2015: Black theater year in review: Pt. 1

Linda Armstrong | 1/15/2016, 12:49 p.m.
The year 2015 was one of the most magnificent years that Blacks in theatre have experienced for some time.
"Dutchman"

The year 2015 was one of the most magnificent years that Blacks in theatre have experienced for some time. There were so many great moments, it excites me to recount them. Blacks made their marks on Broadway, off-Broadway and in local Black theatre companies.

The year started off with everyone seeing the energy, strength and passion of South Africans, as we cheered at Symphony Space for “Africa Umoja: 20 Years of Freedom and Democracy.” Thirty-two South African dancers, singers, actors and drummers performed for an audience that felt the drum beat in their hearts. We were all inspired as a narrator described the struggles and challenges that South Africans have endured through the years. They are a strong, spirited and passionate people, and those emotions clearly came through in the dazzling, heart-pounding choreography. The production was presented by the International Arts Foundation.

Woodie King Jr.’s New Federal Theatre dedicated its 46th season to the works of Amiri Baraka and presented a stunning production of “Dutchman” at the Castillo Theatre, which King directed. The production featured captivating performances by Michael Alcide and Ryan Jillian Kilpatrick. The casting of Kilpatrick was bold. This light-skinned Black actress wore a mask and played a role written for a white actress.
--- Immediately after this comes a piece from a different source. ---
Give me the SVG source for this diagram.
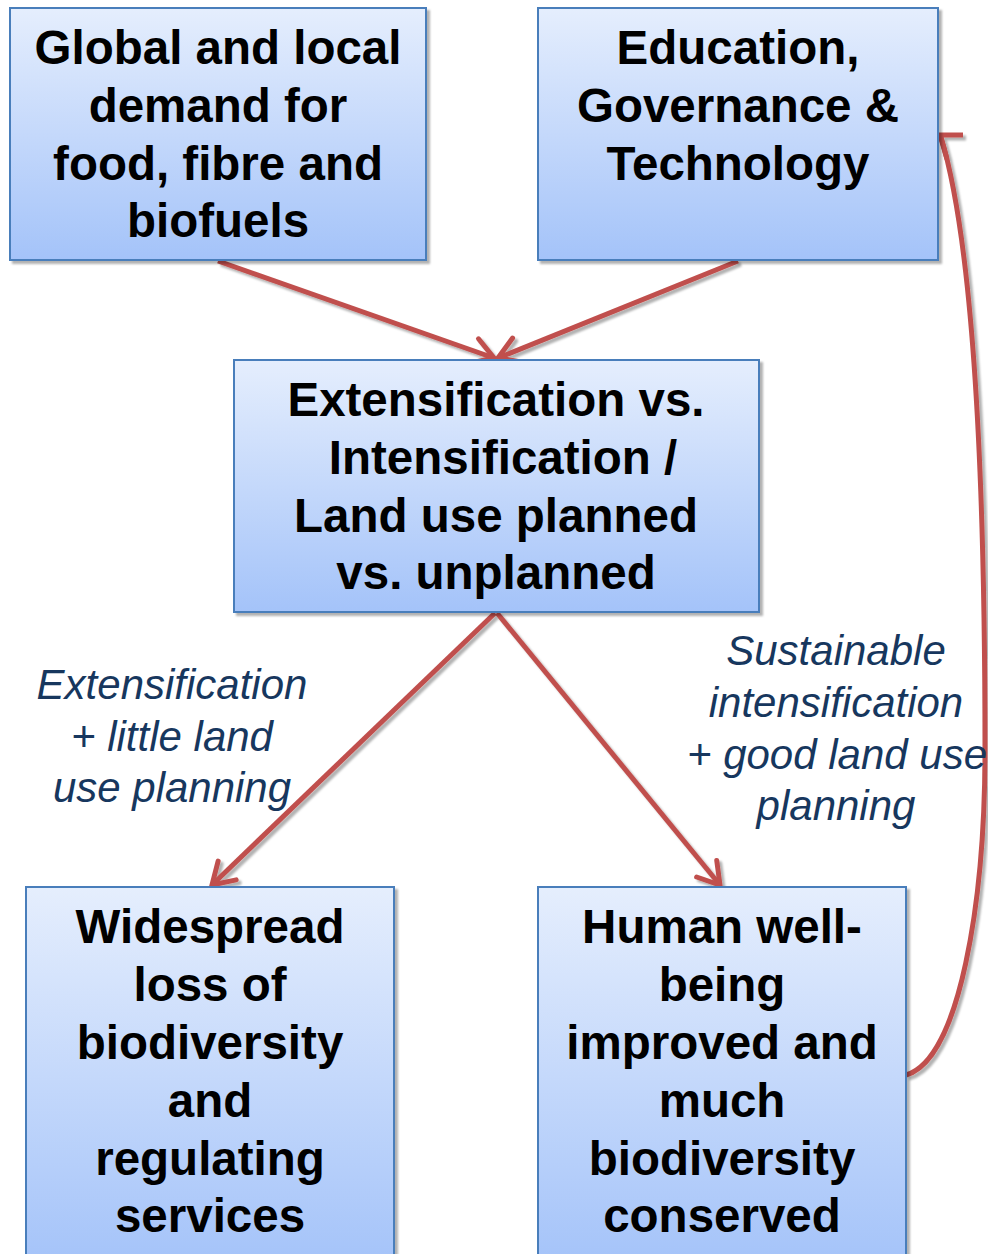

Broadway saw the return to the stage of theatre legend James Earl Jones, starring in “You Can’t Take It With You” at the Longacre Theatre. Non-traditional casting was at its height here as Jones played the role of patriarch of the zany Vanderhof family. Jones was pure brilliance in this original and hilarious comedy. Other Blacks in the cast included Crystal A. Dickinson and Marc Damon Johnson.

The Billie Holiday Theatre in Brooklyn presented “Brothers From the Bottom,” written and directed by Jackie Alexander. This riveting play showed the gentrification that happened in New Orleans after Hurricane Katrina. The play showcased an amazing cast that included Wendell Pierce, Jocarra Cash, Kevin Mambo, Wendell Franklin, Megan Robinson and Thaddeus Daniels.

Anytime that Daniel Beaty sets foot on a stage, you know it is a good year. In 2015, a delightful, creative, original triple threat on stage—as the writer, actor and singer—in his one-man show, “The Tallest Tree in the Forest,” he performed a tribute to Paul Robeson. He presented it at BAM’s Harvey Theatre in Brooklyn. He gave the audience a detailed, loving and respectful story of Robeson’s life. He was engaging, moving and brilliant!

The year 2015 proved to be a year when Broadway decided to be brave in its subject matter and handle unusual and uncomfortable topics. This boldness was demonstrated when “Airline Highway” played at the Samuel J. Friedman Theatre. Presented by Manhattan Theatre Club, the play by Lisa D’Amour focused on the lives of a dying former burlesque performer and her friends, who lived in a rundown motel. Knowing that the burlesque star was dying, her friends decided to have her wake while she was alive. Her friends were strippers—men and women—transvestite bartenders, prostitutes and other people society looks down on. This play made the audience see that everyone deserves respect, no matter what they do for a living, and that we are all human and have feelings. One of the main roles in the play was brilliantly and passionately performed by K. Todd Freeman. This African-American male played Sissy NaNa, the transvestite bartender, but he was also the major caregiver to the burlesque star. Freeman won a Drama Desk Award for his role.